In the material below, find each line holding the string "this" and copy it.

RECORDED INFORMATION:
__________

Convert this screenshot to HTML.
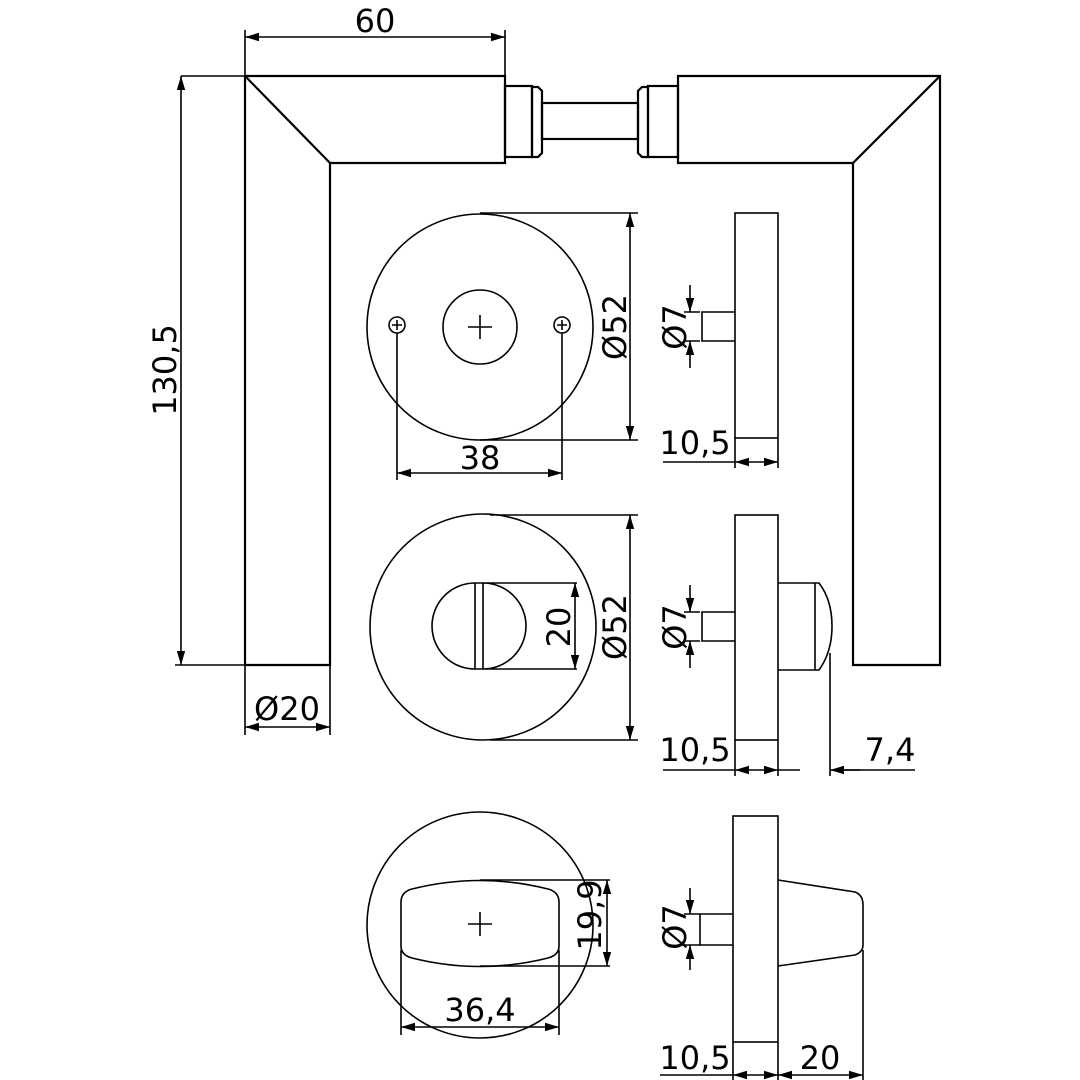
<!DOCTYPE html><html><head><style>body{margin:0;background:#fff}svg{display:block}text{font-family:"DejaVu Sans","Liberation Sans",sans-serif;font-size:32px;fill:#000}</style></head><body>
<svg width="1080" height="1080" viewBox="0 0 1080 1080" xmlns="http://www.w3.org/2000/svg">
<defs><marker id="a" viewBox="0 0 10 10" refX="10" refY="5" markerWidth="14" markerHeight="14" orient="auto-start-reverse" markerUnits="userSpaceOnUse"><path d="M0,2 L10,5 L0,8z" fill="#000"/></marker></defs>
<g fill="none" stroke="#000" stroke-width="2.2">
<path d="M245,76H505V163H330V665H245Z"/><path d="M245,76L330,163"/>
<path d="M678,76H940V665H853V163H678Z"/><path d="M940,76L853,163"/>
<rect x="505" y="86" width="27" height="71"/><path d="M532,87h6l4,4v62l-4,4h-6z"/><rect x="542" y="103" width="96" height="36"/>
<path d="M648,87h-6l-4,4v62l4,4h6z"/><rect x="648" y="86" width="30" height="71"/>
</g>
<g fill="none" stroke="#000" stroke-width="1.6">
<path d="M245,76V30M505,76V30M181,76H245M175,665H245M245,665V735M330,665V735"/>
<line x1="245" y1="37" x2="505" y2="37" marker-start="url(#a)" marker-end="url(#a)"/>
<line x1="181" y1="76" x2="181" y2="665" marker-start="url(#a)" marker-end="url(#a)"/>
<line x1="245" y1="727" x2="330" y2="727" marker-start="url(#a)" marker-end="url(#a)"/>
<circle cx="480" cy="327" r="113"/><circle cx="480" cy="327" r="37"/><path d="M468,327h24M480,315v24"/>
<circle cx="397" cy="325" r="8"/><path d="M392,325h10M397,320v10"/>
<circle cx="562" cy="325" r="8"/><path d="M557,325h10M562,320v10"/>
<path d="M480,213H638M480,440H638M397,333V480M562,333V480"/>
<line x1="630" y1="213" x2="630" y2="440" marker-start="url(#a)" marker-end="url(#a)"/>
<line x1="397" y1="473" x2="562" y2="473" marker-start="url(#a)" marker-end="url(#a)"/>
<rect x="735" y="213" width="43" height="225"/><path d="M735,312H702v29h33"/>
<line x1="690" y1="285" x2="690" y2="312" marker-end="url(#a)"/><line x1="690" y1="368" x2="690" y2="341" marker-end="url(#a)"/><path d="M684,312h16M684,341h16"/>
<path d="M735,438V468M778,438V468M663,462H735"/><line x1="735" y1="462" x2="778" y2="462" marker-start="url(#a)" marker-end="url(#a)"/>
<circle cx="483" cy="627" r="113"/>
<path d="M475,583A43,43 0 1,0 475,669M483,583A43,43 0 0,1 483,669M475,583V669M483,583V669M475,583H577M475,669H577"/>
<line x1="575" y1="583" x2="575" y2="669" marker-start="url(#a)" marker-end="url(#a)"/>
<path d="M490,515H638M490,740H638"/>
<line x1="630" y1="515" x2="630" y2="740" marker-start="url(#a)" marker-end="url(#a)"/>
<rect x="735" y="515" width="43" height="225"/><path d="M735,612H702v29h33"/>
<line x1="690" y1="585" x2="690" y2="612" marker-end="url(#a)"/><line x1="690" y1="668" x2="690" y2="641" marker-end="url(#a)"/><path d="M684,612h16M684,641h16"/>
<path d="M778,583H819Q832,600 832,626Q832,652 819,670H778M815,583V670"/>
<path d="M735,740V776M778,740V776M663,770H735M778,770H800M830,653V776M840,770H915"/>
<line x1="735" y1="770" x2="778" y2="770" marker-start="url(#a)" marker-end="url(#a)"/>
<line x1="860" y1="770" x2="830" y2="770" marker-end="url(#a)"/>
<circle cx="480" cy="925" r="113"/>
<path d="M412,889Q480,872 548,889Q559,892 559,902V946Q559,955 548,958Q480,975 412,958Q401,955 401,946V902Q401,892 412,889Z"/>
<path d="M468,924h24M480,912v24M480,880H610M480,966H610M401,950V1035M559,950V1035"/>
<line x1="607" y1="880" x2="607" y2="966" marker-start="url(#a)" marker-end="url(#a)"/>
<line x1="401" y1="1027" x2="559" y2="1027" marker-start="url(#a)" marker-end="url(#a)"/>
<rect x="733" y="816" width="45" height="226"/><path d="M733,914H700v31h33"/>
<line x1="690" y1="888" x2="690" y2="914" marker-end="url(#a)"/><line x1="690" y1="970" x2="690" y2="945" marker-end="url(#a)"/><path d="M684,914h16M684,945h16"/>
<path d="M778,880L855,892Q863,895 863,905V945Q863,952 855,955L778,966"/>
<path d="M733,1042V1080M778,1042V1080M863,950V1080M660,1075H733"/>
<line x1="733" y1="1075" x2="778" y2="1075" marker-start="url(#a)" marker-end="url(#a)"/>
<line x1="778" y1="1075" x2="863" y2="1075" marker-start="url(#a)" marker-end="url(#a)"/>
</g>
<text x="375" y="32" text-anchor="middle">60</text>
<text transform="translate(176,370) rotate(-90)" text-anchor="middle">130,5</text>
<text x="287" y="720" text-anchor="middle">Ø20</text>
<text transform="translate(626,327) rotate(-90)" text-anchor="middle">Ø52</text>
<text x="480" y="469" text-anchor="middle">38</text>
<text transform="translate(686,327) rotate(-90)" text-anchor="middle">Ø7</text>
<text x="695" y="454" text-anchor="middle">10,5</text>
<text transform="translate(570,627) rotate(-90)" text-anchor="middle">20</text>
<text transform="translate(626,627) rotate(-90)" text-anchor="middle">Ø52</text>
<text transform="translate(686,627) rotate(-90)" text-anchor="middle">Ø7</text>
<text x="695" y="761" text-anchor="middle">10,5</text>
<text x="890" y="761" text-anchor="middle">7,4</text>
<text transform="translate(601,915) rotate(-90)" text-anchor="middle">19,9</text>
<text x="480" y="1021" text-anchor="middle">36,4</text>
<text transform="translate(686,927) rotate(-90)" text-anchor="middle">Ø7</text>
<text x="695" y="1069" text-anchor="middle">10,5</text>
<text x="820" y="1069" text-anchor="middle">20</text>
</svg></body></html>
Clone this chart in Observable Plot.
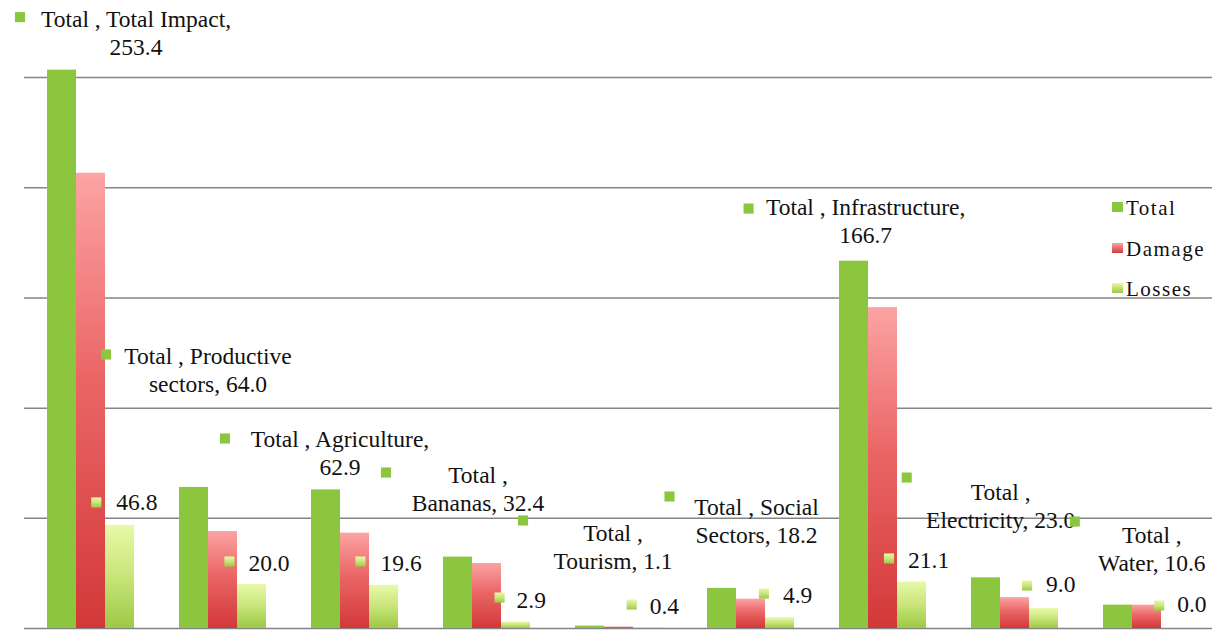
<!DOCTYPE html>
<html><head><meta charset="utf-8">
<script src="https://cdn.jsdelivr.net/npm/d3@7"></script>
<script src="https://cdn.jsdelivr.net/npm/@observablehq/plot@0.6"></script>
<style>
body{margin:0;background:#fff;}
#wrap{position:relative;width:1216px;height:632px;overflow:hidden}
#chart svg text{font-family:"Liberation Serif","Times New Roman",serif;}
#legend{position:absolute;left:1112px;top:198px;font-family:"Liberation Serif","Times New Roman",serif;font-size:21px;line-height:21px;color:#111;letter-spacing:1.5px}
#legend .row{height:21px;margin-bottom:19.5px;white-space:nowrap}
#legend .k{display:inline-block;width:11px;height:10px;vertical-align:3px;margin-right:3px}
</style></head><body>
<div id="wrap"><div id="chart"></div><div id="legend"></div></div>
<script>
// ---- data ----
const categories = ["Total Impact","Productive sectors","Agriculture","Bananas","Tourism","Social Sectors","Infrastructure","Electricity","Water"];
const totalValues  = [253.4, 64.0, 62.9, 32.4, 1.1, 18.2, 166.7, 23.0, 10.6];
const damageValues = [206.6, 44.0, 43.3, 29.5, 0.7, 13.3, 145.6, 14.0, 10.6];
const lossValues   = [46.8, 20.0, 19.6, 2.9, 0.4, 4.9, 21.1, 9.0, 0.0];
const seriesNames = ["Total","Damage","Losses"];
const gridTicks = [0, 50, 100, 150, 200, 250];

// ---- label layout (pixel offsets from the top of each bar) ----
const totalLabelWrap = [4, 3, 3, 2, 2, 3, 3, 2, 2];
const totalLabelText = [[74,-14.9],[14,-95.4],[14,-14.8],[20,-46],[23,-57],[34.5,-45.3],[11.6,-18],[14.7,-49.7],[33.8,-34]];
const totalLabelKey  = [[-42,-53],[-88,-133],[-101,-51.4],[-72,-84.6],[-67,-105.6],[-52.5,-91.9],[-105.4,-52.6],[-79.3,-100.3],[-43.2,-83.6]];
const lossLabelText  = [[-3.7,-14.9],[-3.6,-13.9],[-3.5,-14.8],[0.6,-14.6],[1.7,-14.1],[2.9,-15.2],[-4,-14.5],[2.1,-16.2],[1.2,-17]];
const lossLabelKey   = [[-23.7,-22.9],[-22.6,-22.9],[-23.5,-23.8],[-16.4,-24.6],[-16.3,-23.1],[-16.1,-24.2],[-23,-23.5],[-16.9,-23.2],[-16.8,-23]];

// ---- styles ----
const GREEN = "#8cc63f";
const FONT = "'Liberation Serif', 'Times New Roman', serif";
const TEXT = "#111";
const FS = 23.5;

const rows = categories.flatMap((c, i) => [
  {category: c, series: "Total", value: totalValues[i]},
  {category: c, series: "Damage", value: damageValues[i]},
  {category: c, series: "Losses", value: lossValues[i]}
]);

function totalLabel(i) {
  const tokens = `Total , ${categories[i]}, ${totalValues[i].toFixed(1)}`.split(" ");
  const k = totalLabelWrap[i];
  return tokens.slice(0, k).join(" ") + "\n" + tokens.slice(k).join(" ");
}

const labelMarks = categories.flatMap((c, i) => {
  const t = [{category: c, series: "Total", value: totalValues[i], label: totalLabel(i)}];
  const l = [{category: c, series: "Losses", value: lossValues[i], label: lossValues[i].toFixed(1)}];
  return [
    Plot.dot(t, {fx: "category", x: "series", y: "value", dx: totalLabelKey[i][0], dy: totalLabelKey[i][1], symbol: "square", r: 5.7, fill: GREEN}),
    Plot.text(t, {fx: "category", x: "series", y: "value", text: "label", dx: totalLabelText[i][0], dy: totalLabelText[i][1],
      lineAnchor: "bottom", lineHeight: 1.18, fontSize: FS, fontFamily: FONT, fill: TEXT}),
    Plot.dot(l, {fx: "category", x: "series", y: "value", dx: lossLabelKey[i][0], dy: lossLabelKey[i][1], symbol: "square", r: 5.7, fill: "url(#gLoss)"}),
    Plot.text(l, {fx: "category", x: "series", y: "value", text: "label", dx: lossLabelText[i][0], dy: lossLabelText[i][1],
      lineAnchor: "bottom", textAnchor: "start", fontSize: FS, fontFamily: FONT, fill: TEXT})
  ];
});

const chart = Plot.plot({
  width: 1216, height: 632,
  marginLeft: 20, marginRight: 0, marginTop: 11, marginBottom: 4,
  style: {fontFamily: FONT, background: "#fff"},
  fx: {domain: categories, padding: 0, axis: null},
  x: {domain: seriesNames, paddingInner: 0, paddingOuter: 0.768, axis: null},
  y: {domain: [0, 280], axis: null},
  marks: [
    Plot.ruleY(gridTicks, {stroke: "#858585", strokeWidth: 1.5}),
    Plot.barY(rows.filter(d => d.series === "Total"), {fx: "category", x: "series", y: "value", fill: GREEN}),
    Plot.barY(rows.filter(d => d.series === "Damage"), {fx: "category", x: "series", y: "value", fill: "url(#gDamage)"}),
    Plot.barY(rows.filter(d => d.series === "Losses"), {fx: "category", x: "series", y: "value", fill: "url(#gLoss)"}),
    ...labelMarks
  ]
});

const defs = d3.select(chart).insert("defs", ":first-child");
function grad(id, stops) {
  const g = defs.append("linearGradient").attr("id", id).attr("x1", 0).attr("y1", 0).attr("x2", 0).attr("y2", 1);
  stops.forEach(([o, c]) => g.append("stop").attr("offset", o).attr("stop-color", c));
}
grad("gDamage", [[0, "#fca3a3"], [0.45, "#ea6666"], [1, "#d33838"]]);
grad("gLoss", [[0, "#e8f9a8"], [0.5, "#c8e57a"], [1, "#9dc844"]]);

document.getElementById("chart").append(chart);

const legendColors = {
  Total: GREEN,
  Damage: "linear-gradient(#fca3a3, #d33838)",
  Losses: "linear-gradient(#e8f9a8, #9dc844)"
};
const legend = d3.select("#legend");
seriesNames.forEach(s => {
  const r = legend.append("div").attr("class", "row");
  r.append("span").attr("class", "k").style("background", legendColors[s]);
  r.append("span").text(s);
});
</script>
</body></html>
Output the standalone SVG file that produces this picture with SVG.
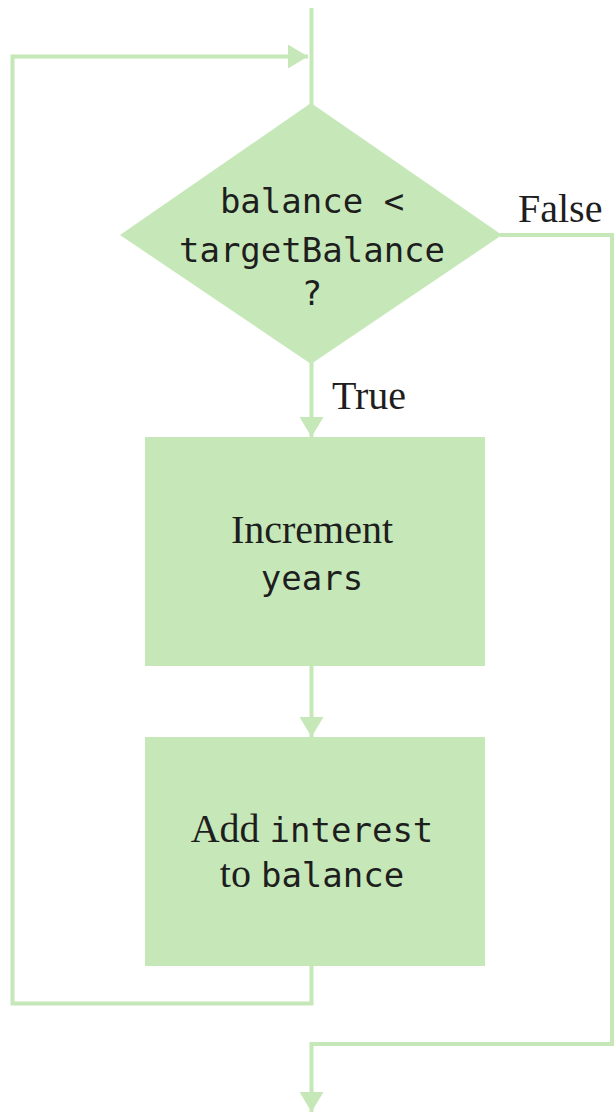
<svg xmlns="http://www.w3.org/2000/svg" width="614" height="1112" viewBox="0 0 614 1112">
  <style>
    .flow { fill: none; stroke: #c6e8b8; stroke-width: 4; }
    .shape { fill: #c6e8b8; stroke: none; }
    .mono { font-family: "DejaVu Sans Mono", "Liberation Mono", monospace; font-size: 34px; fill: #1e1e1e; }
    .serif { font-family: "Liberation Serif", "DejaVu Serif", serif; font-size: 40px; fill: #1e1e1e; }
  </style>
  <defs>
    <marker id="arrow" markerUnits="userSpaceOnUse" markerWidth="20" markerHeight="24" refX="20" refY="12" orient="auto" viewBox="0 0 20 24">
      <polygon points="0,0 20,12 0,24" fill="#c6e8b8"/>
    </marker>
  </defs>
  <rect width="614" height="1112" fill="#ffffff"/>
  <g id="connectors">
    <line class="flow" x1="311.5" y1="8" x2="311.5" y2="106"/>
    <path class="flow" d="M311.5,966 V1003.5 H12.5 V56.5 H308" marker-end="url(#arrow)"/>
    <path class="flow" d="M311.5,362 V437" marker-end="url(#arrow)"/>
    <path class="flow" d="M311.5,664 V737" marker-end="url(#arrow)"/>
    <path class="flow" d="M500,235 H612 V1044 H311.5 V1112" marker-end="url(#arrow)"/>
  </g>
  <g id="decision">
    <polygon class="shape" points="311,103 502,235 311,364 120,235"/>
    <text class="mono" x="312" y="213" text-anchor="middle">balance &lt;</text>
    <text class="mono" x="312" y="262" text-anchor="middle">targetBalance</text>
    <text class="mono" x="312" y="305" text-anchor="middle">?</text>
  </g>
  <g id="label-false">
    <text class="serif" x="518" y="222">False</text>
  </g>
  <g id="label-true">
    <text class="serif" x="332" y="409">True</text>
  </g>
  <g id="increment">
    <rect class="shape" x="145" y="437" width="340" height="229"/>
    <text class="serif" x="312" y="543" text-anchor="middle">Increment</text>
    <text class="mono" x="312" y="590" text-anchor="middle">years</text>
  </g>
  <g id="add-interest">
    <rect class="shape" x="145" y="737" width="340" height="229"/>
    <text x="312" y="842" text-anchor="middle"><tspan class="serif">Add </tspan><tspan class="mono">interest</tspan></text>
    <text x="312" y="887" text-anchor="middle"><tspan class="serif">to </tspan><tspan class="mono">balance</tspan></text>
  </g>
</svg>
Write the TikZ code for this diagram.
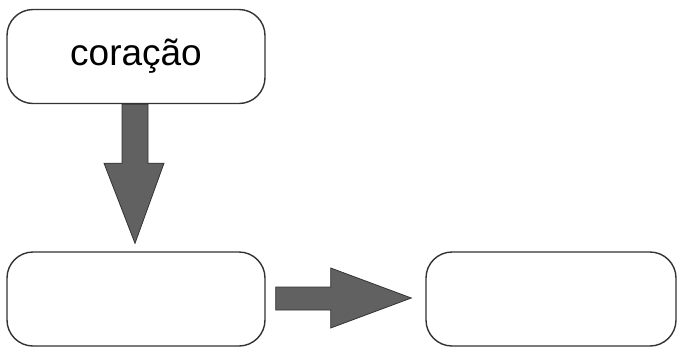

__________

TASK ANSWER:
Convert this screenshot to HTML.
Clone this chart in Observable Plot.
Output the standalone SVG file that produces this picture with SVG.
Write the TikZ code for this diagram.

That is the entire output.